Lines of data:

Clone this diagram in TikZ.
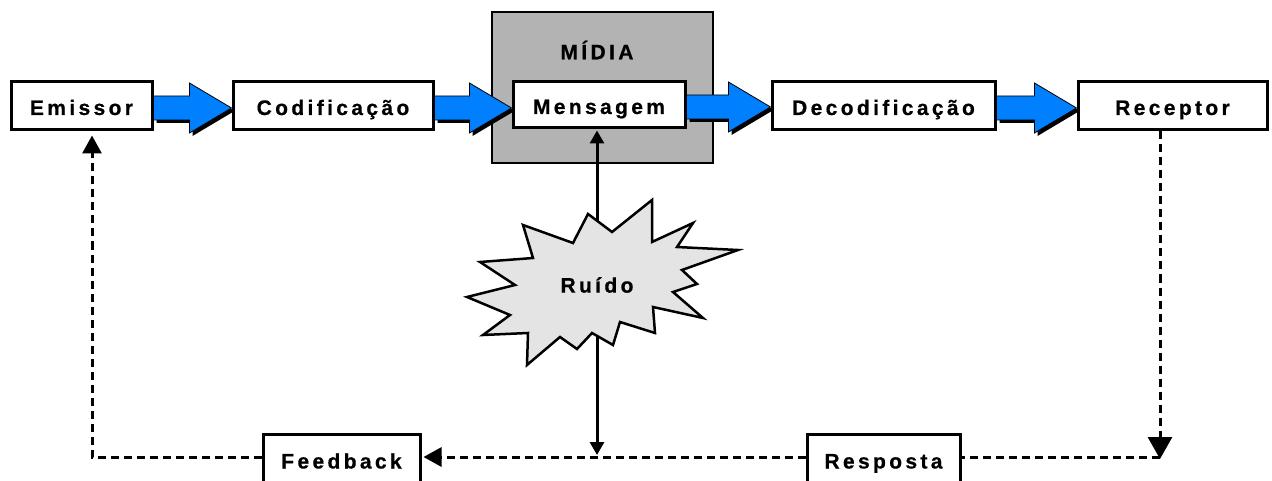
\documentclass[tikz,border=0pt]{standalone}
\usepackage{fontspec}
\newfontfamily\lblfont{Liberation Sans}[LetterSpace=16,BoldFeatures={FakeBold=0.6}]
\usetikzlibrary{arrows.meta,calc}
\definecolor{flowblue}{RGB}{0,128,255}
\definecolor{mediagray}{RGB}{179,179,179}
\definecolor{noisegray}{RGB}{228,228,228}

% block arrow between two boxes: shadow first, then the blue body
\newcommand\blockarrow[2]{%
  \path let \p1=(#1.east), \p2=(#2.west) in
    [fill=black] (\x1+3pt,\y1-2pt+12pt-3pt) -- (\x2-42pt+3pt,\y1-2pt+12pt-3pt)
      -- (\x2-42pt+3pt,\y1-2pt+25pt-3pt) -- (\x2+3pt,\y1-2pt-3pt)
      -- (\x2-42pt+3pt,\y1-2pt-25pt-3pt) -- (\x2-42pt+3pt,\y1-2pt-12pt-3pt)
      -- (\x1+3pt,\y1-2pt-12pt-3pt) -- cycle;
  \path let \p1=(#1.east), \p2=(#2.west) in
    [blockbody] (\x1,\y1-2pt+12pt) -- (\x2-42pt,\y1-2pt+12pt)
      -- (\x2-42pt,\y1-2pt+25pt) -- (\x2,\y1-2pt)
      -- (\x2-42pt,\y1-2pt-25pt) -- (\x2-42pt,\y1-2pt-12pt)
      -- (\x1,\y1-2pt-12pt) -- cycle;}

\begin{document}
\begin{tikzpicture}[x=1pt,y=-1pt,
  lbl/.style={font=\lblfont\bfseries\fontsize{21}{24}\selectfont},
  box/.style={lbl,draw,line width=3pt,fill=white,inner sep=0pt,minimum height=48pt,
    text height=18pt,text depth=0pt},
  openbox/.style={lbl,draw,line width=3pt,fill=white,anchor=north,inner xsep=0pt,
    inner ysep=12pt,text height=22pt,text depth=30pt},
  blockbody/.style={fill=flowblue,draw=black,line width=0.8pt},
  feed/.style={line width=3pt,dash pattern=on 8pt off 5pt},
  tip/.style={-{Triangle[length=18pt,width=19pt]}},
  solidtip/.style={{Triangle[length=13pt,width=14pt]}-{Triangle[length=13pt,width=14pt]}}]

\path[use as bounding box] (0,0) rectangle (1272,481);
\clip (0,0) rectangle (1272,481);

% the medium
\node[draw,line width=2pt,fill=mediagray,minimum width=221pt,minimum height=151pt,
  inner sep=0pt] (midia) at (602.5,87.5) {};
\node[lbl] (midialbl) at (597,50) {MÍDIA};

% main chain
\node[box,minimum width=141pt] (emissor) at (81.5,106) {Emissor};
\node[box,minimum width=200pt] (codif) at (333,106) {Codificação};
\node[box,minimum width=172pt,minimum height=46pt] (msg) at (599,105) {Mensagem};
\node[box,minimum width=223pt] (decod) at (883.5,106) {Decodificação};
\node[box,minimum width=189pt] (receptor) at (1172.5,106) {Receptor};

% return path
\node[openbox,minimum width=157pt] (feedback) at (341.5,433) {Feedback};
\node[openbox,minimum width=153pt] (resposta) at (883.5,433) {Resposta};

\coordinate (cR) at (1160,457);
\coordinate (cL) at (92,457);
\coordinate (noise) at (597,285);

\blockarrow{emissor}{codif}
\blockarrow{codif}{msg}
\blockarrow{msg}{decod}
\blockarrow{decod}{receptor}

% feedback loop
\draw[feed,-{Triangle[length=22pt,width=24pt]}] (receptor.south -| cR) -- ([yshift=-2pt]cR);
\draw[feed] (cR) -- (resposta.east |- cR);
\draw[feed,tip] (resposta.west |- cR) -- ([xshift=2pt]feedback.east |- cR);
\draw[feed,tip,shorten >=4pt] (feedback.west |- cR) -- (cL) -- (emissor.south -| cL);

% noise acting on the message
\draw[line width=3pt,solidtip,shorten <=1pt,shorten >=2pt] (msg.south -| noise) -- (noise |- cR);

\draw[fill=noisegray,line width=2.5pt,line join=miter]
  (523,225) -- (573,243) -- (588,214) -- (612,232) -- (652,200) -- (652,242)
  -- (693,223) -- (677,247) -- (738,250) -- (682,270) -- (697,284) -- (673,292)
  -- (703,318) -- (653,307) -- (655,333) -- (620,322) -- (613,345) -- (592,333)
  -- (577,349) -- (560,337) -- (527,365) -- (528,333) -- (483,335) -- (510,315)
  -- (467,297) -- (515,285) -- (480,262) -- (533,258) -- cycle;
\node[lbl] (ruido) at (noise) {Ruído};

\end{tikzpicture}
\end{document}
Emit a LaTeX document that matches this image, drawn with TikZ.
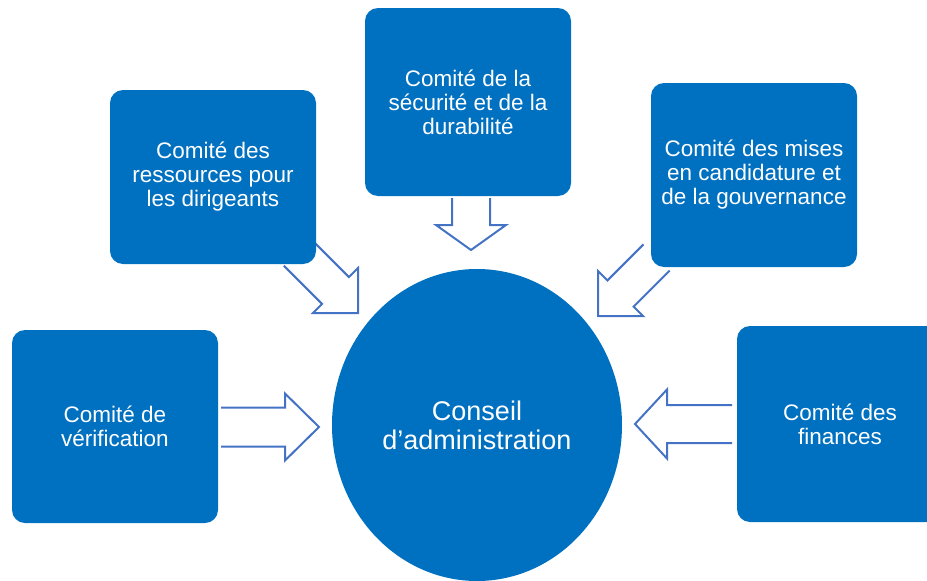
\documentclass[tikz,border=0pt]{standalone}
\usepackage{fontspec}
\setmainfont{Liberation Sans}
\usetikzlibrary{shapes.geometric,backgrounds}
\definecolor{boxblue}{HTML}{0070C0}
\definecolor{arrowblue}{HTML}{4472C4}
\tikzset{
  committee/.style={rectangle, rounded corners=13pt, fill=boxblue, text=white, align=center,
    font=\fontsize{22.5}{24}\selectfont, minimum width=206pt, inner sep=0pt},
  board/.style={ellipse, fill=boxblue, text=white, align=center,
    font=\fontsize{27}{29}\selectfont, minimum width=290pt, minimum height=312pt, inner sep=0pt},
  blockarrow/.style={draw=arrowblue, line width=2pt, line join=miter},
}
% #1 tip, #2 angle, #3 head length, #4 head half-width, #5 shaft half-width, #6 shaft length
\newcommand{\barrow}[6]{%
  \draw[blockarrow, shift={#1}, rotate=#2]
    (-#3-#6,#5) -- (-#3,#5) -- (-#3,#4) -- (0,0) -- (-#3,-#4) -- (-#3,-#5) -- (-#3-#6,-#5);}
\begin{document}
\begin{tikzpicture}[x=1pt,y=-1pt]
  \useasboundingbox (0,0) rectangle (927,581);
  \clip (0,0) rectangle (927,581);
  \node[committee, minimum height=193pt] (verif) at (115,426.5) {Comité de\\vérification};
  \node[committee, minimum height=174pt] (ress) at (213,177) {Comité des\\ressources pour\\les dirigeants};
  \node[committee, minimum height=188pt] (secu) at (468,102) {Comité de la\\sécurité et de la\\durabilité};
  \node[committee, minimum height=184pt] (mises) at (754,175) {Comité des mises\\en candidature et\\de la gouvernance};
  \node[committee, minimum height=196pt] (fin) at (840,424) {Comité des\\finances};
  \node[board] (ca) at (477,425) {Conseil\\d’administration};
  \begin{pgfonlayer}{background}
    \barrow{(319,427)}{0}{34}{33.5}{19.5}{64}
    \barrow{(635,424)}{180}{32}{34.5}{19}{65}
    \barrow{(471,250)}{-90}{25}{35}{19}{27}
    \barrow{(358,313)}{-45}{31.8}{31.8}{19}{54}
    \barrow{(598,316)}{-135}{31.8}{31.8}{18.5}{51}
  \end{pgfonlayer}
\end{tikzpicture}
\end{document}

> **Task details**
Each entry must be retyped word for word, with every image omitted.

> **Output**
Clone this diagram in TikZ.
\documentclass[tikz,border=0pt]{standalone}
\usepackage{fontspec}
\newfontfamily\lblfont{Liberation Sans}[LetterSpace=16,BoldFeatures={FakeBold=0.6}]
\usetikzlibrary{arrows.meta,calc}
\definecolor{flowblue}{RGB}{0,128,255}
\definecolor{mediagray}{RGB}{179,179,179}
\definecolor{noisegray}{RGB}{228,228,228}

% block arrow between two boxes: shadow first, then the blue body
\newcommand\blockarrow[2]{%
  \path let \p1=(#1.east), \p2=(#2.west) in
    [fill=black] (\x1+3pt,\y1-2pt+12pt-3pt) -- (\x2-42pt+3pt,\y1-2pt+12pt-3pt)
      -- (\x2-42pt+3pt,\y1-2pt+25pt-3pt) -- (\x2+3pt,\y1-2pt-3pt)
      -- (\x2-42pt+3pt,\y1-2pt-25pt-3pt) -- (\x2-42pt+3pt,\y1-2pt-12pt-3pt)
      -- (\x1+3pt,\y1-2pt-12pt-3pt) -- cycle;
  \path let \p1=(#1.east), \p2=(#2.west) in
    [blockbody] (\x1,\y1-2pt+12pt) -- (\x2-42pt,\y1-2pt+12pt)
      -- (\x2-42pt,\y1-2pt+25pt) -- (\x2,\y1-2pt)
      -- (\x2-42pt,\y1-2pt-25pt) -- (\x2-42pt,\y1-2pt-12pt)
      -- (\x1,\y1-2pt-12pt) -- cycle;}

\begin{document}
\begin{tikzpicture}[x=1pt,y=-1pt,
  lbl/.style={font=\lblfont\bfseries\fontsize{21}{24}\selectfont},
  box/.style={lbl,draw,line width=3pt,fill=white,inner sep=0pt,minimum height=48pt,
    text height=18pt,text depth=0pt},
  openbox/.style={lbl,draw,line width=3pt,fill=white,anchor=north,inner xsep=0pt,
    inner ysep=12pt,text height=22pt,text depth=30pt},
  blockbody/.style={fill=flowblue,draw=black,line width=0.8pt},
  feed/.style={line width=3pt,dash pattern=on 8pt off 5pt},
  tip/.style={-{Triangle[length=18pt,width=19pt]}},
  solidtip/.style={{Triangle[length=13pt,width=14pt]}-{Triangle[length=13pt,width=14pt]}}]

\path[use as bounding box] (0,0) rectangle (1272,481);
\clip (0,0) rectangle (1272,481);

% the medium
\node[draw,line width=2pt,fill=mediagray,minimum width=221pt,minimum height=151pt,
  inner sep=0pt] (midia) at (602.5,87.5) {};
\node[lbl] (midialbl) at (597,50) {MÍDIA};

% main chain
\node[box,minimum width=141pt] (emissor) at (81.5,106) {Emissor};
\node[box,minimum width=200pt] (codif) at (333,106) {Codificação};
\node[box,minimum width=172pt,minimum height=46pt] (msg) at (599,105) {Mensagem};
\node[box,minimum width=223pt] (decod) at (883.5,106) {Decodificação};
\node[box,minimum width=189pt] (receptor) at (1172.5,106) {Receptor};

% return path
\node[openbox,minimum width=157pt] (feedback) at (341.5,433) {Feedback};
\node[openbox,minimum width=153pt] (resposta) at (883.5,433) {Resposta};

\coordinate (cR) at (1160,457);
\coordinate (cL) at (92,457);
\coordinate (noise) at (597,285);

\blockarrow{emissor}{codif}
\blockarrow{codif}{msg}
\blockarrow{msg}{decod}
\blockarrow{decod}{receptor}

% feedback loop
\draw[feed,-{Triangle[length=22pt,width=24pt]}] (receptor.south -| cR) -- ([yshift=-2pt]cR);
\draw[feed] (cR) -- (resposta.east |- cR);
\draw[feed,tip] (resposta.west |- cR) -- ([xshift=2pt]feedback.east |- cR);
\draw[feed,tip,shorten >=4pt] (feedback.west |- cR) -- (cL) -- (emissor.south -| cL);

% noise acting on the message
\draw[line width=3pt,solidtip,shorten <=1pt,shorten >=2pt] (msg.south -| noise) -- (noise |- cR);

\draw[fill=noisegray,line width=2.5pt,line join=miter]
  (523,225) -- (573,243) -- (588,214) -- (612,232) -- (652,200) -- (652,242)
  -- (693,223) -- (677,247) -- (738,250) -- (682,270) -- (697,284) -- (673,292)
  -- (703,318) -- (653,307) -- (655,333) -- (620,322) -- (613,345) -- (592,333)
  -- (577,349) -- (560,337) -- (527,365) -- (528,333) -- (483,335) -- (510,315)
  -- (467,297) -- (515,285) -- (480,262) -- (533,258) -- cycle;
\node[lbl] (ruido) at (noise) {Ruído};

\end{tikzpicture}
\end{document}
Emit a LaTeX document that matches this image, drawn with TikZ.
\documentclass[tikz,border=0pt]{standalone}
\usepackage{fontspec}
\setmainfont{Liberation Sans}
\usetikzlibrary{shapes.geometric,backgrounds}
\definecolor{boxblue}{HTML}{0070C0}
\definecolor{arrowblue}{HTML}{4472C4}
\tikzset{
  committee/.style={rectangle, rounded corners=13pt, fill=boxblue, text=white, align=center,
    font=\fontsize{22.5}{24}\selectfont, minimum width=206pt, inner sep=0pt},
  board/.style={ellipse, fill=boxblue, text=white, align=center,
    font=\fontsize{27}{29}\selectfont, minimum width=290pt, minimum height=312pt, inner sep=0pt},
  blockarrow/.style={draw=arrowblue, line width=2pt, line join=miter},
}
% #1 tip, #2 angle, #3 head length, #4 head half-width, #5 shaft half-width, #6 shaft length
\newcommand{\barrow}[6]{%
  \draw[blockarrow, shift={#1}, rotate=#2]
    (-#3-#6,#5) -- (-#3,#5) -- (-#3,#4) -- (0,0) -- (-#3,-#4) -- (-#3,-#5) -- (-#3-#6,-#5);}
\begin{document}
\begin{tikzpicture}[x=1pt,y=-1pt]
  \useasboundingbox (0,0) rectangle (927,581);
  \clip (0,0) rectangle (927,581);
  \node[committee, minimum height=193pt] (verif) at (115,426.5) {Comité de\\vérification};
  \node[committee, minimum height=174pt] (ress) at (213,177) {Comité des\\ressources pour\\les dirigeants};
  \node[committee, minimum height=188pt] (secu) at (468,102) {Comité de la\\sécurité et de la\\durabilité};
  \node[committee, minimum height=184pt] (mises) at (754,175) {Comité des mises\\en candidature et\\de la gouvernance};
  \node[committee, minimum height=196pt] (fin) at (840,424) {Comité des\\finances};
  \node[board] (ca) at (477,425) {Conseil\\d’administration};
  \begin{pgfonlayer}{background}
    \barrow{(319,427)}{0}{34}{33.5}{19.5}{64}
    \barrow{(635,424)}{180}{32}{34.5}{19}{65}
    \barrow{(471,250)}{-90}{25}{35}{19}{27}
    \barrow{(358,313)}{-45}{31.8}{31.8}{19}{54}
    \barrow{(598,316)}{-135}{31.8}{31.8}{18.5}{51}
  \end{pgfonlayer}
\end{tikzpicture}
\end{document}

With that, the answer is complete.